Mientras la incertidumbre se cierne sobre el futuro de la cincuentena de recién llegados que viven en las comisarías, y la DGAIA les busca un centro, los Mossos hacen lo que pueden para facilitarles las cosas desde la primera noche, cuando fue el propio intendente a cargo de la ABP quien sacó de su bolsillo 30 euros para comprar bocatas. A partir de entonces, se organizaron para ir a buscar más sándwiches de los que se sirve a los detenidos de los calabozos de Les Corts.
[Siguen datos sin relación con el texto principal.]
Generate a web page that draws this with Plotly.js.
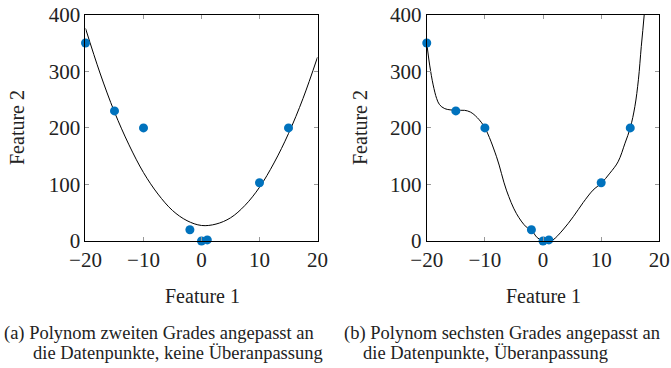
<!DOCTYPE html>
<html>
<head>
<meta charset="utf-8">
<script src="https://cdn.plot.ly/plotly-3.0.1.min.js"></script>
<style>html,body{margin:0;padding:0;background:#fff;}#chart{width:671px;height:368px;}</style>
</head>
<body>
<div id="chart"></div>
<script>
// Data points (Feature 1, Feature 2)
const pointsX = [-20, -15, -10, -2, 0, 1, 10, 15];
const pointsY = [350, 230, 200, 20, 0, 2, 103, 200];

// Curve (a): second-degree fit
const fit2X = [-20, -17.5, -15, -12.5, -10, -7.5, -5, -2.5, 0, 2.5, 5, 7.5, 10, 12.5, 15, 17.5, 20];
const fit2Y = [376, 297, 228, 170, 121, 83, 54, 36, 27.5, 30, 41, 63, 95, 138, 190, 252, 325];

// Curve (b): sixth-degree fit
const fit6X = [-20, -19.5, -18.9, -18.3, -17.8, -16.9, -15, -13.5, -12.5, -11.3, -10, -8, -6.3, -4.6, -2.9, -2, -1, 0, 1, 1.7, 3.4, 5.2, 6.9, 8.6, 10, 11.5, 12.9, 14.1, 15, 15.8, 16.4, 16.9, 17.4, 17.8];
const fit6Y = [350, 311, 276, 252, 241, 234, 231, 231, 228, 218, 200, 149, 90, 49, 25, 19.5, 6, 0.5, 0, 2, 19.5, 43, 68, 90, 102, 120, 140, 173, 200, 238, 285, 344, 400, 460];

const xTicks = [-20, -10, 0, 10, 20];
const yTicks = [0, 100, 200, 300, 400];

const blue = '#0072bd';
const serif = 'Liberation Serif';

const traces = [
  {x: fit2X, y: fit2Y, mode: 'lines', line: {color: '#000', width: 1, shape: 'spline'}, xaxis: 'x', yaxis: 'y', hoverinfo: 'skip'},
  {x: pointsX, y: pointsY, mode: 'markers', marker: {color: blue, size: 9}, xaxis: 'x', yaxis: 'y', cliponaxis: false},
  {x: fit6X, y: fit6Y, mode: 'lines', line: {color: '#000', width: 1, shape: 'spline'}, xaxis: 'x2', yaxis: 'y2', hoverinfo: 'skip'},
  {x: pointsX, y: pointsY, mode: 'markers', marker: {color: blue, size: 9}, xaxis: 'x2', yaxis: 'y2', cliponaxis: false}
];

function xa(domain, anchor) {
  return {domain: domain, anchor: anchor, range: [-20, 20], tickvals: xTicks, ticks: 'inside', ticklen: 4,
    tickcolor: '#999', tickwidth: 1, showline: true, linecolor: '#000', linewidth: 1, mirror: 'ticks',
    showgrid: false, zeroline: false, tickfont: {family: serif, size: 21, color: '#222'}};
}
function ya(domain, anchor) {
  return {domain: domain, anchor: anchor, range: [0, 400], tickvals: yTicks, ticks: 'inside', ticklen: 4,
    tickcolor: '#999', tickwidth: 1, showline: true, linecolor: '#000', linewidth: 1, mirror: 'ticks',
    showgrid: false, zeroline: false, tickfont: {family: serif, size: 21, color: '#222'}};
}

const capFont = {family: serif, size: 18.5, color: '#222'};
const titleFont = {family: serif, size: 20, color: '#222'};

const layout = {
  width: 671, height: 368,
  margin: {l: 0, r: 0, t: 0, b: 0},
  paper_bgcolor: '#fff', plot_bgcolor: '#fff',
  font: {family: serif},
  showlegend: false,
  xaxis: xa([0.1274, 0.4732], 'y'),
  yaxis: ya([0.345, 0.960], 'x'),
  xaxis2: xa([0.636, 0.9826], 'y2'),
  yaxis2: ya([0.345, 0.960], 'x2'),
  annotations: [
    {text: 'Feature 1', xref: 'paper', yref: 'paper', x: 202/671, y: 1 - 296/368, xanchor: 'center', yanchor: 'middle', showarrow: false, font: titleFont},
    {text: 'Feature 1', xref: 'paper', yref: 'paper', x: 543/671, y: 1 - 296/368, xanchor: 'center', yanchor: 'middle', showarrow: false, font: titleFont},
    {text: 'Feature 2', xref: 'paper', yref: 'paper', x: 17/671, y: 1 - 128/368, xanchor: 'center', yanchor: 'middle', textangle: -90, showarrow: false, font: titleFont},
    {text: 'Feature 2', xref: 'paper', yref: 'paper', x: 360/671, y: 1 - 128/368, xanchor: 'center', yanchor: 'middle', textangle: -90, showarrow: false, font: titleFont},
    {text: '(a) Polynom zweiten Grades angepasst an', xref: 'paper', yref: 'paper', x: 2/671, y: 1 - 333/368, xanchor: 'left', yanchor: 'middle', showarrow: false, font: capFont},
    {text: 'die Datenpunkte, keine Überanpassung', xref: 'paper', yref: 'paper', x: 31/671, y: 1 - 353/368, xanchor: 'left', yanchor: 'middle', showarrow: false, font: capFont},
    {text: '(b) Polynom sechsten Grades angepasst an', xref: 'paper', yref: 'paper', x: 342/671, y: 1 - 333/368, xanchor: 'left', yanchor: 'middle', showarrow: false, font: capFont},
    {text: 'die Datenpunkte, Überanpassung', xref: 'paper', yref: 'paper', x: 361/671, y: 1 - 353/368, xanchor: 'left', yanchor: 'middle', showarrow: false, font: capFont}
  ]
};

Plotly.newPlot('chart', traces, layout, {displayModeBar: false, staticPlot: true});
</script>
</body>
</html>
Pero pronto se percataron de que se habían hartado de tanto pan. En el restaurante Tant de Bo, ubicado a escasos metros, el dueño preparó macarrones para todos. Otros agentes, por su cuenta, les han procurado bolsas de patatas, donnuts o bebidas. 
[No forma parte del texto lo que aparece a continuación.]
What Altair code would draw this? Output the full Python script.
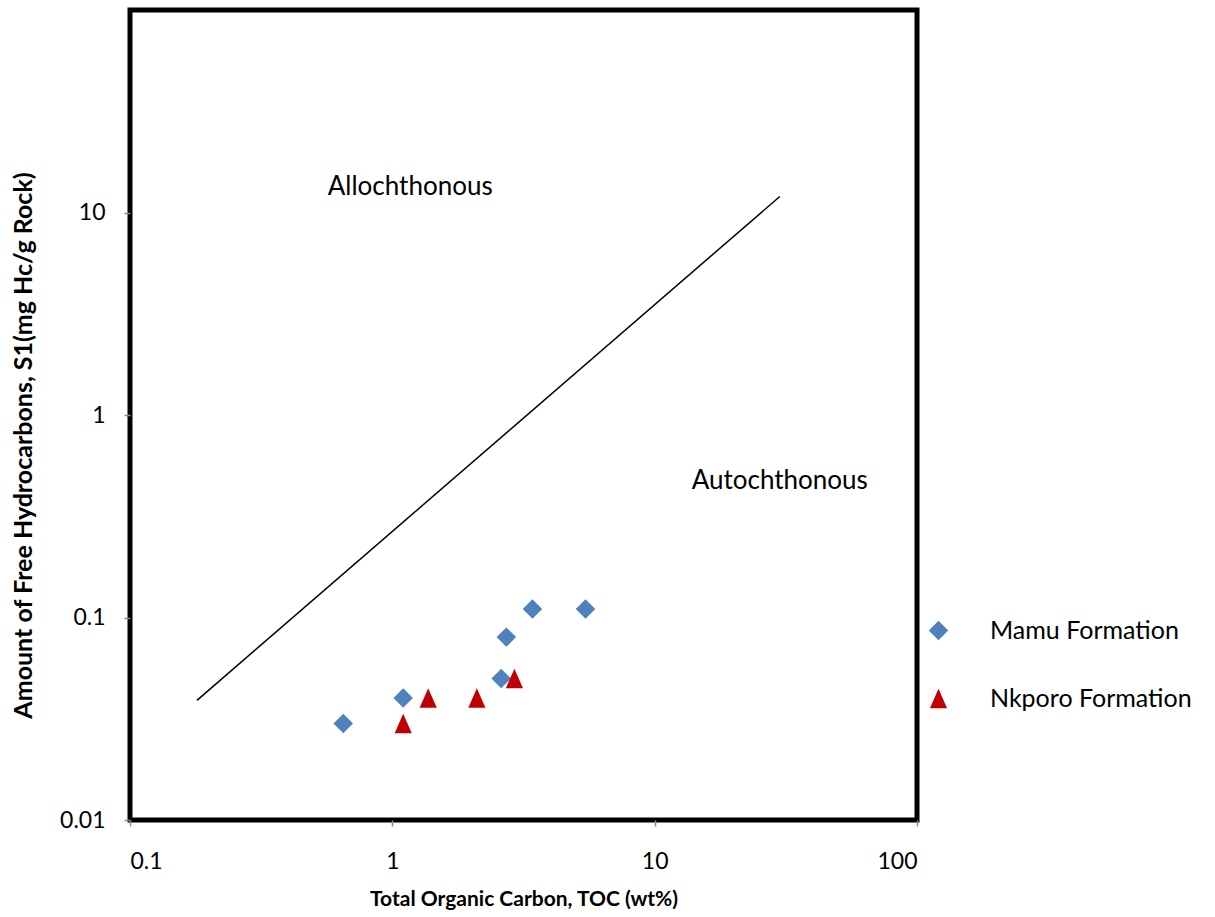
import altair as alt
import pandas as pd

# Rock-Eval screening data: TOC (wt%) vs. free hydrocarbons S1 (mg HC/g rock)
mamu_toc = [0.65, 1.1, 2.6, 2.72, 3.42, 5.45]
mamu_s1 = [0.03, 0.04, 0.05, 0.08, 0.11, 0.11]
nkporo_toc = [1.1, 1.37, 2.1, 2.92]
nkporo_s1 = [0.03, 0.04, 0.04, 0.05]

# boundary between allochthonous and autochthonous hydrocarbons
line_toc = [0.18, 30]
line_s1 = [0.039, 12]

formations = ["Mamu Formation", "Nkporo Formation"]

points = pd.DataFrame({
    "toc": mamu_toc + nkporo_toc,
    "s1": mamu_s1 + nkporo_s1,
    "formation": [formations[0]] * len(mamu_toc) + [formations[1]] * len(nkporo_toc),
})
boundary = pd.DataFrame({"toc": line_toc, "s1": line_s1})
regions = pd.DataFrame({
    "toc": [1.17, 30.0],
    "s1": [13.3, 0.47],
    "label": ["Allochthonous", "Autochthonous"],
})

FONT = "Lato"
# slightly taller-than-wide marker triangle
TRIANGLE = "M0,-1L0.88,1L-0.88,1Z"

x_scale = alt.Scale(type="log", domain=[0.1, 100], nice=False)
y_scale = alt.Scale(type="log", domain=[0.01, 100], nice=False)

x_axis = alt.Axis(
    title="Total Organic Carbon, TOC (wt%)",
    values=[0.1, 1, 10, 100], format="~g",
    labelPadding=24, titlePadding=15, titleFontSize=21,
)
y_axis = alt.Axis(
    title="Amount of Free Hydrocarbons, S1(mg Hc/g Rock)",
    values=[0.01, 0.1, 1, 10], format="~g",
    labelPadding=19, titlePadding=23, titleFontSize=25, titleY=435,
)

line = alt.Chart(boundary).mark_line(color="black", strokeWidth=1.5).encode(
    x=alt.X("toc:Q", scale=x_scale, axis=x_axis),
    y=alt.Y("s1:Q", scale=y_scale, axis=y_axis),
)

pts = alt.Chart(points).mark_point(filled=True, opacity=1, size=380).encode(
    x=alt.X("toc:Q", scale=x_scale),
    y=alt.Y("s1:Q", scale=y_scale),
    color=alt.Color(
        "formation:N",
        scale=alt.Scale(domain=formations, range=["#4F81BD", "#C00000"]),
        legend=alt.Legend(
            title=None, orient="none", legendX=796, legendY=608,
            labelFontSize=25, labelFont=FONT, labelColor="black", labelLimit=400,
            labelOffset=39, rowPadding=42, symbolSize=380, padding=0,
        ),
    ),
    shape=alt.Shape(
        "formation:N",
        scale=alt.Scale(domain=formations, range=["diamond", TRIANGLE]),
    ),
)

labels = alt.Chart(regions).mark_text(fontSize=26, font=FONT, color="black").encode(
    x=alt.X("toc:Q", scale=x_scale),
    y=alt.Y("s1:Q", scale=y_scale),
    text="label:N",
)

chart = (
    alt.layer(line, pts, labels)
    .properties(
        width=787, height=810,
        autosize=alt.AutoSizeParams(type="none"),
        padding={"left": 130, "top": 10, "right": 298, "bottom": 97},
    )
    .configure_view(stroke="black", strokeWidth=5)
    .configure_axis(
        grid=False, domain=False,
        tickColor="#888888", tickSize=6, tickWidth=1.5,
        labelFont=FONT, labelFontSize=23, labelColor="black",
        titleFont=FONT, titleFontWeight="bold", titleColor="black",
    )
    .configure_legend(symbolStrokeWidth=0)
)

chart.save("out.html", embed_options={"renderer": "svg", "actions": False})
La convivencia no es sencilla. En la comisaría de Ciutat Vella se ha instalado provisionalmente una sala de espera en la entrada del edificio para destinar el espacio -en el que los ciudadanos aguardaban hasta ahora turno para presentar una denuncia- exclusivamente a los menores. Pero tras semanas sin ducharse, el hedor en la sala donde duermen obligó a aumentar el servicio de limpieza y cada mañana les obligan a salir media hora para adecentar 'su cámara'. También les retiran las colchonetas durante el día. "Si no, se pasan el día entero tumbados, son críos", concluyen en una afirmación no exenta de ternura. Les guste o no, mientras la DGAIA les busca un centro de acogida -este jueves ha previsto abrir uno con 50 nuevas plazas-, los policías catalanes se han convertido en el único referente de las administraciones catalanas que han conocido los chicos. En realidad, ninguna institución se ha acercado a la comisaría de Ciutat Vella para interesarse por ellos.